The University of Arkansas at Little Rock Center for Arkansas History and Culture (CAHC) today announced the opening of the James Guy Tucker Jr. Papers.
Tucker’s collection spans nearly 600 cubic feet of materials, including letters, legislative documents, legal papers, campaign materials, and photographs that cover a wide range of political, social, and economic issues of national and international importance. They richly document the life and career of this accomplished progressive southern Democrat who tried to balance the interests of Democrats and Republicans amid a rapidly-changing national political landscape.

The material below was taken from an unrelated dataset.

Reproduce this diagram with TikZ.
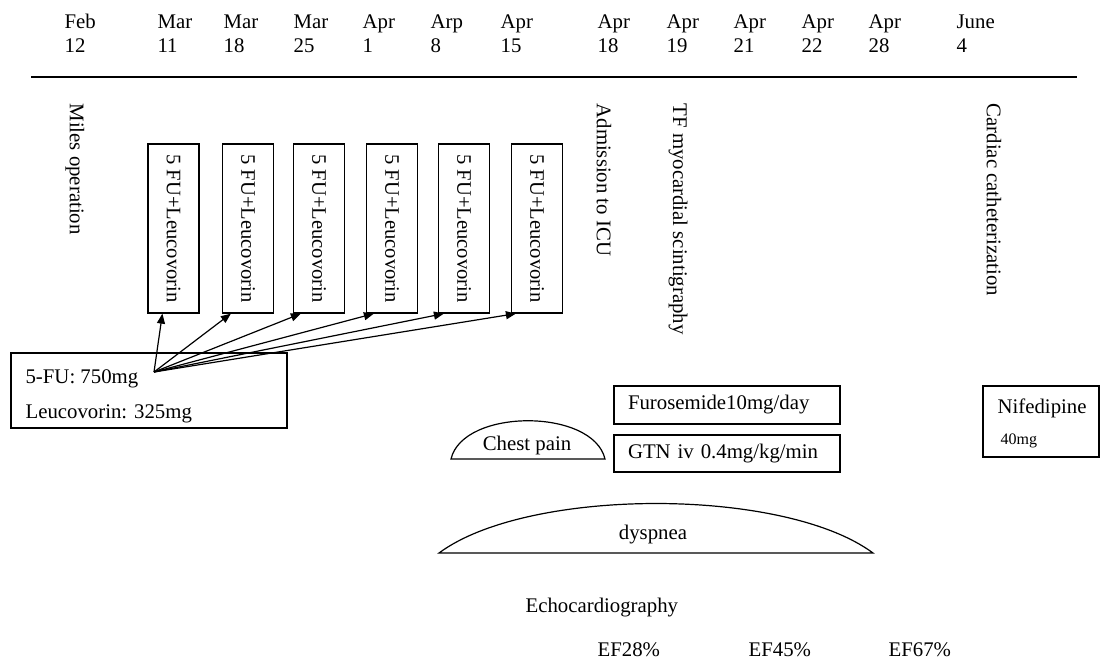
\documentclass[tikz,border=0pt]{standalone}
\usepackage{fontspec}
\setmainfont{Liberation Serif}
\usetikzlibrary{arrows.meta,calc}
\begin{document}
\begin{tikzpicture}[x=0.5pt,y=-0.5pt, line width=0.6pt,
  txt/.style={inner sep=0pt, font=\fontsize{10.4}{12.5}\selectfont},
  vtxt/.style={txt, rotate=-90, anchor=west},
  fubox/.style={draw, rotate=-90, minimum width=84.5pt, minimum height=25.5pt, inner sep=0pt, font=\fontsize{10.3}{12.5}\selectfont},
  rbox/.style={draw, inner sep=0pt, font=\fontsize{10.4}{12.5}\selectfont},
  arr/.style={-{Triangle[length=5pt,width=4pt]}},
]
\useasboundingbox (0,0) rectangle (1101,660);
% header dates
\foreach \x/\m/\d [count=\i] in {64/Feb/12, 157/Mar/11, 223/Mar/18, 293/Mar/25, 362/Apr/1, 430/Arp/8, 500/Apr/15, 597/Apr/18, 666/Apr/19, 733/Apr/21, 801/Apr/22, 868/Apr/28, 956/June/4} {
  \node[txt, anchor=base west] (m\i) at (\x,28) {\m};
  \node[txt, anchor=base west] (d\i) at (\x,52) {\d};
}
\coordinate (axL) at (31,77);
\coordinate (axR) at (1077,77);
\draw (axL) -- (axR);
% vertical event labels
\node[vtxt] (miles) at (75,103) {Miles operation};
\node[vtxt] (icu) at (604,103) {Admission to ICU};
\node[vtxt] (tf) at (678,103) {TF myocardial scintigraphy};
\node[vtxt] (cath) at (994,103) {Cardiac catheterization};
% chemo boxes
\foreach \x [count=\i] in {173.5,248,319,392,464,537}
  \node[fubox] (b\i) at (\x,228.5) {5 FU+Leucovorin};
% dose box
\node[rbox, minimum width=138pt, minimum height=37.5pt] (dose) at (149,390.5) {};
\node[txt, anchor=base west] (dosefu) at (25,383) {5-FU: 750mg};
\node[txt, anchor=base west] (doseleu) at (25,418) {Leucovorin: 325mg};
\coordinate (src) at (154,372);
\foreach \i/\dx in {1/15,2/9,3/8,4/8,5/6,6/5}
  \draw[arr] (src) -- ($(b\i.south east)+(\dx,0)$);
% chest pain
\coordinate (cpL) at (451,459);
\coordinate (cpR) at (605,459);
\draw (cpL) .. controls (463,408) and (593,408) .. (cpR) -- cycle;
\node[txt] (chest) at (527,445) {Chest pain};
% drugs
\node[rbox, minimum width=113pt, minimum height=19pt, text width=99pt, align=left, inner xsep=7pt] (furo) at (727,405) {Furosemide10mg/day};
\node[rbox, minimum width=113pt, minimum height=18.5pt, text width=99pt, align=left, inner xsep=7pt] (gtn) at (727,453.5) {GTN iv 0.4mg/kg/min};
\node[rbox, minimum width=58pt, minimum height=35.5pt] (nif) at (1041,421.5) {};
\node[txt, anchor=base west] (nifname) at (997,413) {Nifedipine};
\node[txt, anchor=base west, font=\fontsize{8}{10}\selectfont] (nifdose) at (1000,444) {40mg};
% dyspnea
\coordinate (dyL) at (439,553);
\coordinate (dyR) at (873,553);
\draw (dyL) .. controls (528,487) and (784,487) .. (dyR) -- cycle;
\node[txt] (dysp) at (653,535) {dyspnea};
% echo
\node[txt, anchor=base west] (echo) at (525,612) {Echocardiography};
\node[txt, anchor=base west] (ef1) at (597,656) {EF28\%};
\node[txt, anchor=base west] (ef2) at (748,656) {EF45\%};
\node[txt, anchor=base west] (ef3) at (888,656) {EF67\%};
\end{tikzpicture}
\end{document}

“Gov. Tucker’s papers offer researchers and students a one-of-a-kind source for research and insight into the life of a successful Arkansas politician as well as larger questions surrounding a southern governor during times of political change,” said Dr. Deborah Baldwin, director of the center and UA Little Rock’s interim provost.
The papers strengthen UA Little Rock’s political research collections and the university’s contribution to scholarship and exploration of the state’s history and importance, added Baldwin.
Tucker’s collection is one of the largest at the center and joins other important collections of former Arkansas governors, including Carl Bailey, Winthrop Rockefeller, Dale Bumpers, and Frank White.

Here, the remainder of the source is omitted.